Further, a numerical investigation of PD current pulses produced due
to applying a high voltage on the needle to plane geometry at atmospheric
air pressure using COMSOL Multiphysics is achieved. The investigation
aims to simulate the negative corona current pulses with the charged species
distribution in the gap during different current pulse stages. Three charged
species are taken into account; electrons, positive ions, and negative ions.

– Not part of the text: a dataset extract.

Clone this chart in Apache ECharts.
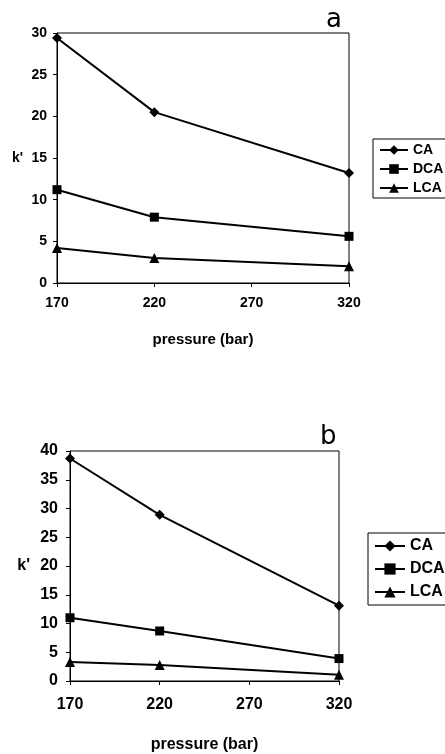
<!DOCTYPE html>
<html>
<head>
<meta charset="utf-8">
<script src="https://cdn.jsdelivr.net/npm/echarts@6/dist/echarts.min.js"></script>
<style>
  html, body { margin: 0; padding: 0; background: #fff; }
  #main { width: 445px; height: 754px; }
</style>
</head>
<body>
<div id="main"></div>
<script>
// pressure (bar)
const pressure = [170, 220, 320]
const xTicks = [170, 220, 270, 320]

// panel a
const caA = [29.4, 20.5, 13.2]
const dcaA = [11.2, 7.9, 5.6]
const lcaA = [4.2, 3.0, 2.0]

// panel b
const caB = [38.7, 28.9, 13.1]
const dcaB = [11.0, 8.7, 3.9]
const lcaB = [3.3, 2.8, 1.1]

const names = ['CA', 'DCA', 'LCA']
const symbols = ['diamond', 'rect', 'triangle']
const symbolSizes = [10, 9, 10]

const font = 'Liberation Sans, Arial, sans-serif'

const pairs = (ys) => pressure.map((x, i) => [x, ys[i]])

const makeX = (gridIndex, size, margin, gap, nameSize) => ({
  type: 'value',
  gridIndex,
  min: 170,
  max: 320,
  name: 'pressure (bar)',
  nameLocation: 'middle',
  nameGap: gap,
  nameTextStyle: { color: '#000', fontWeight: 'bold', fontSize: nameSize, fontFamily: font },
  axisLine: { show: true, lineStyle: { color: '#000', width: 1 } },
  axisTick: { show: true, length: 4, customValues: xTicks, lineStyle: { color: '#000' } },
  axisLabel: { customValues: xTicks, color: '#000', fontWeight: 'bold', fontSize: size, fontFamily: font, margin },
  splitLine: { show: false }
})

const makeY = (gridIndex, max, size, margin, gap) => ({
  type: 'value',
  gridIndex,
  min: 0,
  max,
  interval: 5,
  name: "k'",
  nameLocation: 'middle',
  nameRotate: 0,
  nameGap: gap,
  nameTextStyle: { color: '#000', fontWeight: 'bold', fontSize: size, fontFamily: font },
  axisLine: { show: true, lineStyle: { color: '#000', width: 1 } },
  axisTick: { show: true, length: 4, lineStyle: { color: '#000' } },
  axisLabel: { color: '#000', fontWeight: 'bold', fontSize: size, fontFamily: font, margin },
  splitLine: { show: false }
})

const makeSeries = (idx, axis, values) => ({
  name: names[idx],
  type: 'line',
  xAxisIndex: axis,
  yAxisIndex: axis,
  data: pairs(values),
  symbol: symbols[idx],
  symbolSize: symbolSizes[idx],
  color: '#000',
  itemStyle: { color: '#000' },
  lineStyle: { color: '#000', width: 2 },
  animation: false
})

const seriesA = [caA, dcaA, lcaA].map((v, i) => makeSeries(i, 0, v))
const seriesB = [caB, dcaB, lcaB].map((v, i) => makeSeries(i, 1, v))

const chart = echarts.init(document.getElementById('main'))
chart.setOption({
  backgroundColor: '#fff',
  animation: false,
  title: [
    { text: 'a', left: 321, top: 2, textStyle: { fontSize: 26, fontWeight: 'normal', color: '#000', fontFamily: 'DejaVu Sans' } },
    { text: 'b', left: 315, top: 419, textStyle: { fontSize: 26, fontWeight: 'normal', color: '#000', fontFamily: 'DejaVu Sans' } }
  ],
  grid: [
    { left: 57, right: 96, top: 33, bottom: 471, show: true, borderColor: '#000', borderWidth: 1 },
    { left: 70, right: 106, top: 451, bottom: 63, show: true, borderColor: '#000', borderWidth: 1 }
  ],
  xAxis: [makeX(0, 14, 13, 49, 15), makeX(1, 16, 16, 56, 16)],
  yAxis: [makeY(0, 30, 14, 10, 34), makeY(1, 40, 16, 12, 40)],
  legend: [
    {
      data: names, orient: 'vertical', left: 373, top: 139,
      borderColor: '#000', borderWidth: 1, padding: [4, 12, 3, 6],
      itemWidth: 28, itemHeight: 12, itemGap: 5,
      textStyle: { color: '#000', fontWeight: 'bold', fontSize: 14, fontFamily: font }
    },
    {
      data: names, orient: 'vertical', left: 368, top: 533,
      borderColor: '#000', borderWidth: 1, padding: [5, 12, 5, 6],
      itemWidth: 30, itemHeight: 14, itemGap: 7,
      textStyle: { color: '#000', fontWeight: 'bold', fontSize: 16, fontFamily: font }
    }
  ],
  series: seriesA.concat(seriesB)
})
</script>
</body>
</html>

Two-needle tip radii are selected at 35µm and 250µm. The VI
characteristics, the pulse repetition frequency, and the temporal current pulse
characteristics are obtained. Then, the results are compared with previously
published research data.
Finally, an experimental study of the negative corona current pulses in
atmospheric air pressure is conducted. The impact of changing the negative
applied voltage on the average DC current, the pulse repetition frequency,
and the temporal current pulse characteristics is shown. Then, a comparison
between the results obtained from experiments and those obtained from the
numerical model is made. Good agreement is shown regarding the average
DC current values and the pulse shape. Then, it is confirmed through the
numerical model and experimental observations that the pulse temporal
characteristics, i.e., rise time, fall time, pulse width, and pulse peak to peak,
do not depend on the negative applied voltage.